Posts

Creating an editorial calendar for your marketing collateral is often an overlooked piece in designing your small business’ web strategy. These calendars create a easy to understand reference for your blog topics, newsletters, social media posts, and promotions. They allow you to keep ahead of upcoming holidays and make it so you don’t feel like you are always playing catch-up.

Because many of us wear different hats within our business, it isn’t unexpected that some things just fall through the cracks. Unfortunately, however, sticking to a content calendar really is an income-generating task that should garner a space in your list of top-priorities. It is also something you can outsource if it makes sense for your business.

What should your Editorial Calendar include and why is it important for your business?

Your editorial calendar should be broken down by quarter, month, week, and even day. Additionally, it should include a column for blogs, newsletters, promotions, social media posts, videos, etc, and a column for results.

When you put together your calendar, think about what you can commit to. Realistically, can you commit to writing a fresh article once a month, or every day? Do you have the systems in place to post daily to your social media networks or only a few times per week? Is there a social media network that you are most passionate about? Perhaps you should just focus on building this up rather than getting burned out trying to tackle too much at once.

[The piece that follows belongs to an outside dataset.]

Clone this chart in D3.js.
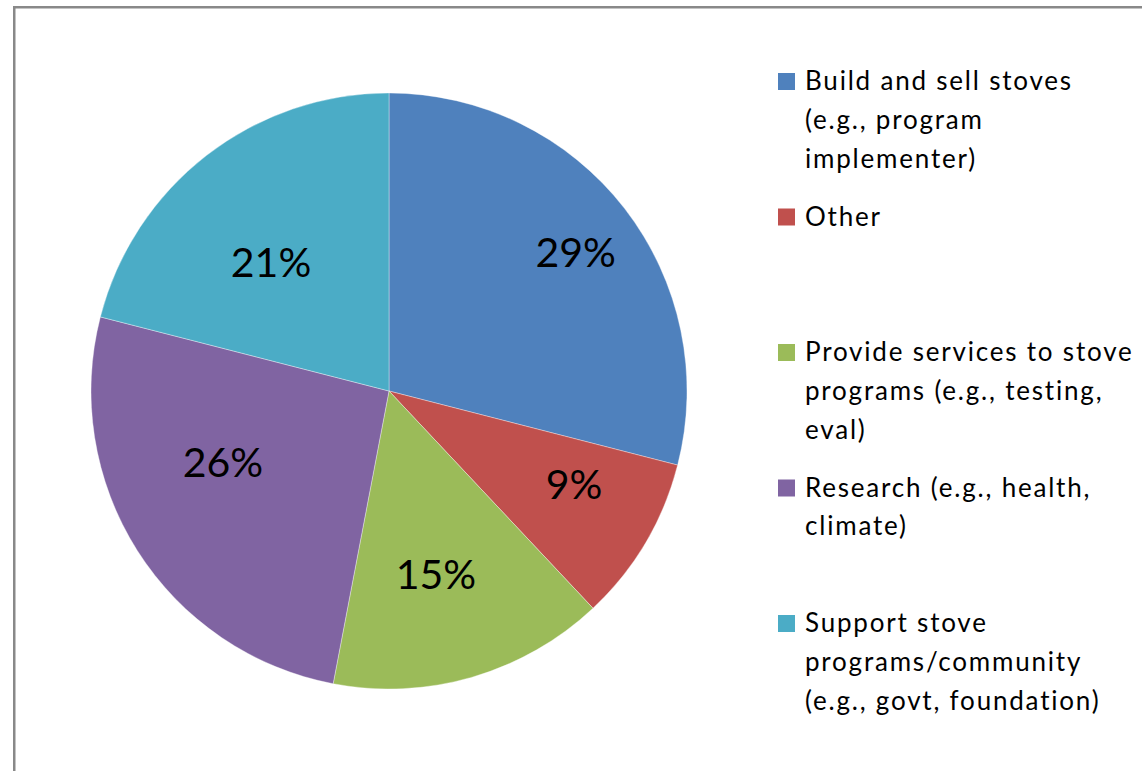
<!DOCTYPE html>
<html>
<head>
<meta charset="utf-8">
<script src="https://cdn.jsdelivr.net/npm/d3@7"></script>
<style>
  html, body { margin: 0; padding: 0; background: #fff; }
  svg { display: block; }
</style>
</head>
<body>
<svg id="chart" width="1142" height="771"></svg>
<script>
// Stove-sector respondent roles, share of responses (%)
const categories = [
  "Build and sell stoves (e.g., program implementer)",
  "Other",
  "Provide services to stove programs (e.g., testing, eval)",
  "Research (e.g., health, climate)",
  "Support stove programs/community (e.g., govt, foundation)"
];
const values = [29, 9, 15, 26, 21];

// Legend text, pre-wrapped into lines
const legendLines = [
  ["Build and sell stoves", "(e.g., program", "implementer)"],
  ["Other"],
  ["Provide services to stove", "programs (e.g., testing,", "eval)"],
  ["Research (e.g., health,", "climate)"],
  ["Support stove", "programs/community", "(e.g., govt, foundation)"]
];

const colors = ["#4F81BD", "#C0504D", "#9BBB59", "#8064A2", "#4BACC6"];

// Label placement: angle nudge (deg) from slice middle and radius fraction
const labelNudgeDeg = [1.2, -3.9, 1.8, 9.2, -4.6];
const labelRadiusFrac = [0.78, 0.695, 0.634, 0.606, 0.587];

const svg = d3.select("#chart");
const W = 1142, H = 771;
const font = "Lato, 'Open Sans', 'DejaVu Sans', sans-serif";

// Chart frame
svg.append("rect")
  .attr("x", 14.25).attr("y", 7.25)
  .attr("width", W + 20).attr("height", H + 20)
  .attr("fill", "#fff")
  .attr("stroke", "#898989")
  .attr("stroke-width", 2.5);

const cx = 389, cy = 391, R = 298;

const pie = d3.pie().sort(null).value(d => d)
  .startAngle(0).endAngle(2 * Math.PI);
const arcs = pie(values);
const arc = d3.arc().innerRadius(0).outerRadius(R);

const g = svg.append("g").attr("transform", `translate(${cx},${cy})`);

g.selectAll("path.slice")
  .data(arcs)
  .join("path")
  .attr("class", "slice")
  .attr("d", arc)
  .attr("fill", (d, i) => colors[i])
  .attr("stroke", "#ffffff")
  .attr("stroke-width", 0.6)
  .attr("stroke-opacity", 0.6);

g.selectAll("text.pct")
  .data(arcs)
  .join("text")
  .attr("class", "pct")
  .attr("transform", (d, i) => {
    const a = (d.startAngle + d.endAngle) / 2 + labelNudgeDeg[i] * Math.PI / 180;
    const r = R * labelRadiusFrac[i];
    return `translate(${r * Math.sin(a)},${-r * Math.cos(a)})`;
  })
  .attr("text-anchor", "middle")
  .attr("dy", "0.36em")
  .attr("font-family", font)
  .attr("font-size", 41)
  .attr("fill", "#000")
  .text(d => d3.format(".0f")(d.data) + "%");

// Legend
const legendX = 778, firstBaseline = 90, entryStep = 135.5, lineStep = 38.8;
const lg = svg.append("g");
const entries = lg.selectAll("g.entry")
  .data(categories)
  .join("g")
  .attr("class", "entry")
  .attr("transform", (d, i) => `translate(${legendX},${firstBaseline + i * entryStep})`);

entries.append("rect")
  .attr("x", 0).attr("y", -17)
  .attr("width", 17).attr("height", 17)
  .attr("fill", (d, i) => colors[i]);

entries.append("text")
  .attr("font-family", font)
  .attr("font-size", 26)
  .attr("letter-spacing", 1.8)
  .attr("fill", "#000")
  .selectAll("tspan")
  .data((d, i) => legendLines[i])
  .join("tspan")
  .attr("x", 27)
  .attr("y", (d, j) => j * lineStep)
  .text(d => d);
</script>
</body>
</html>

The next step is figuring out which topics to discuss. To brainstorm this, I recommend the following process:

  1. Your products and services
  2. Your background
  3. Your clients and their success stories
  4. Common questions you receive
  5. Topics that interest your target market
  6. Following the topics trade journals (or even your competitors) discuss
  7. Holiday or seasonal topics
  8. National organizations and their promotional schedules
  9. Topics you are passionate about
  10. Other news outlets and articles

For each of these topics, brainstorm a short list of specific topics you can discuss. Add any necessary links in your notes or bullet points to provide more context.

Now, think of the context for posting these. Can you post once per month on certain topics while only quarterly for others? Are there natural sales promotions that go along with the topics? What about videos? We have one client who has committed to filming quarterly reports rather than taking the time to write and format his analysis.

Now it is time to add these to your content calendar.

We’ve put together this workbook to help you organize your topics and ideas.

Why follow an editorial calendar?

Editorial calendars make it easier to stay consistent and keep yourself from being reactive. Consistency can truly transform a business as prospects come to know what to expect and trust you before taking the leap to being a paying customer.

Additionally, being proactive about the content you need to put out allows you to be more mindful about your business and messaging.